There is a specific climate thesis here that is worth stating directly: the biggest opportunity to reduce a product’s environmental footprint sits at the design stage, not downstream in manufacturing or logistics. Commonly cited sustainability frameworks (including work associated with the EU Ecodesign Directive) argue that a large majority of a product’s lifetime environmental impact is determined by decisions made during design. Material selection, geometry, weight, manufacturing method, and end-of-life recyclability are all largely locked in before a single part is produced.

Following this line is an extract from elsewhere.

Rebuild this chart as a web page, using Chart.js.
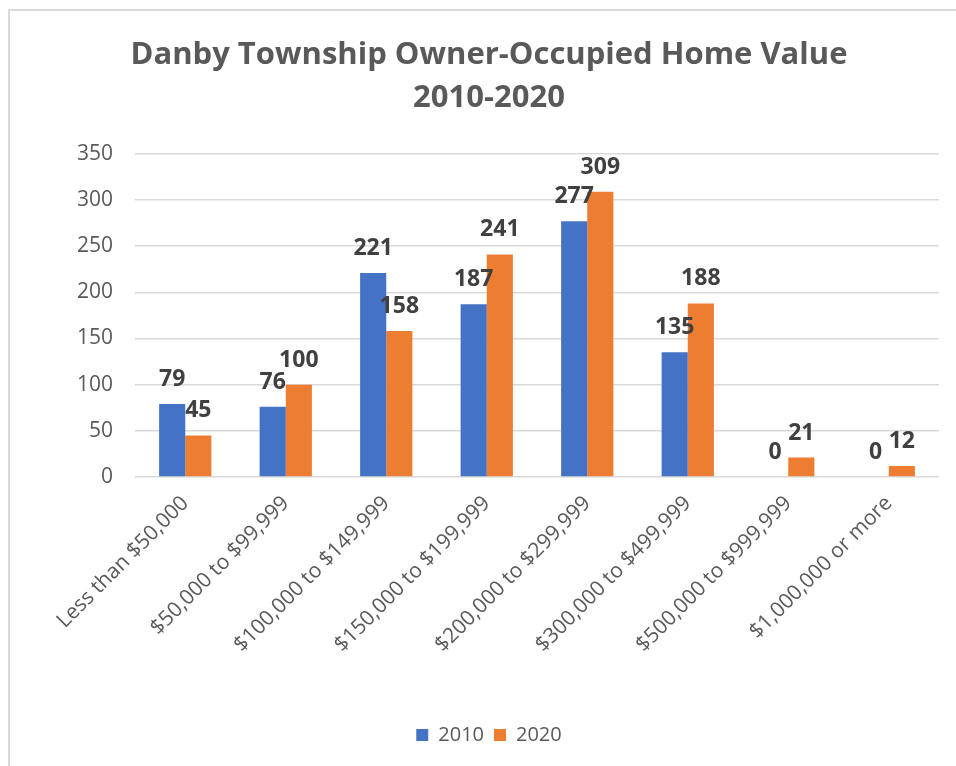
<!DOCTYPE html>
<html>
<head>
<meta charset="utf-8">
<script src="https://cdn.jsdelivr.net/npm/chart.js@4"></script>
<style>
  html, body { margin: 0; padding: 0; background: #fff; overflow: hidden; }
  #frame { position: absolute; left: 8px; top: 9px; width: 1200px; height: 1200px; border: 2px solid #d9d9d9; }
  #wrap { position: absolute; left: 0; top: 0; width: 956px; height: 766px; }
</style>
</head>
<body>
<div id="frame"></div>
<div id="wrap"><canvas id="homeChart" width="956" height="766"></canvas></div>
<script>
const categories = ['Less than $50,000', '$50,000 to $99,999', '$100,000 to $149,999', '$150,000 to $199,999',
  '$200,000 to $299,999', '$300,000 to $499,999', '$500,000 to $999,999', '$1,000,000 or more'];
const values2010 = [79, 76, 221, 187, 277, 135, 0, 0];
const values2020 = [45, 100, 158, 241, 309, 188, 21, 12];
const seriesNames = ['2010', '2020'];
const yTicks = [0, 50, 100, 150, 200, 250, 300, 350];

const FONT = '"Open Sans", sans-serif';
const GREY = '#595959';

// draws the value above each bar
const valueLabels = {
  id: 'valueLabels',
  afterDatasetsDraw(chart) {
    const ctx = chart.ctx;
    ctx.save();
    ctx.font = 'bold 23px ' + FONT;
    ctx.fillStyle = '#404040';
    ctx.textAlign = 'center';
    ctx.textBaseline = 'alphabetic';
    chart.data.datasets.forEach((ds, i) => {
      chart.getDatasetMeta(i).data.forEach((bar, j) => {
        ctx.fillText(ds.data[j], bar.x, bar.y - 18);
      });
    });
    ctx.restore();
  }
};

new Chart(document.getElementById('homeChart').getContext('2d'), {
  type: 'bar',
  data: {
    labels: categories,
    datasets: [
      { label: seriesNames[0], data: values2010, backgroundColor: '#4472C4', categoryPercentage: 0.52, barPercentage: 1 },
      { label: seriesNames[1], data: values2020, backgroundColor: '#ED7D31', categoryPercentage: 0.52, barPercentage: 1 }
    ]
  },
  options: {
    responsive: false,
    animation: false,
    layout: { padding: { left: 39, right: 17, top: 0, bottom: 11 } },
    plugins: {
      title: {
        display: true,
        text: ['Danby Township Owner-Occupied Home Value', '2010-2020'],
        color: GREY,
        font: { family: FONT, size: 31, weight: 'bold', lineHeight: 1.4 },
        padding: { top: 33, bottom: 34 }
      },
      legend: {
        position: 'bottom',
        labels: { color: GREY, font: { family: FONT, size: 20 }, boxWidth: 12, boxHeight: 12, padding: 10 }
      },
      tooltip: { enabled: false }
    },
    scales: {
      x: {
        grid: { display: false, drawTicks: false },
        border: { display: false },
        ticks: { color: GREY, font: { family: FONT, size: 21 }, minRotation: 45, maxRotation: 45, padding: 14 },
        afterFit(scale) { scale.height = 238; }
      },
      y: {
        min: 0,
        max: 350,
        afterBuildTicks(scale) { scale.ticks = yTicks.map(v => ({ value: v })); },
        grid: { color: '#d9d9d9', lineWidth: 1.5, drawTicks: false },
        border: { display: false },
        ticks: { color: GREY, font: { family: FONT, size: 21 }, padding: 22 },
        afterFit(scale) { scale.width = 96; }
      }
    }
  },
  plugins: [valueLabels]
});
</script>
</body>
</html>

This reframes the sustainability argument. It is not about optimising factories. It is about giving engineers the tools and the time to explore better design choices. Faster simulation means more alternatives evaluated. Automated topology optimisation means lighter components across the entire product, not just the high-value ones. Digital testing of sustainable materials that would be prohibitively slow to validate physically becomes feasible. The arithmetic is straightforward. Engineering teams with more capacity for exploration will produce greener products. The bottleneck has never been willingness. It has been capacity.

Where this leaves us

Engineering software is entering a period of meaningful structural change. The pressures, compressed cycles, rising prototyping costs, leaking talent, are not going away. And the enabling technologies, cloud-native simulation, AI-driven orchestration, low-code automation, are reaching the maturity required for enterprise adoption.

At Blume, our portfolio exposure across industrial and energy sectors gives us a grounded view of what engineering teams actually need, informed by relationships with the companies navigating these challenges daily. We see this space as a natural extension of our broader thesis: the most impactful climate technologies are often the ones that improve how industries fundamentally operate. Engineering sits at the very start of that chain. Better tools at the design stage cascade through everything that follows.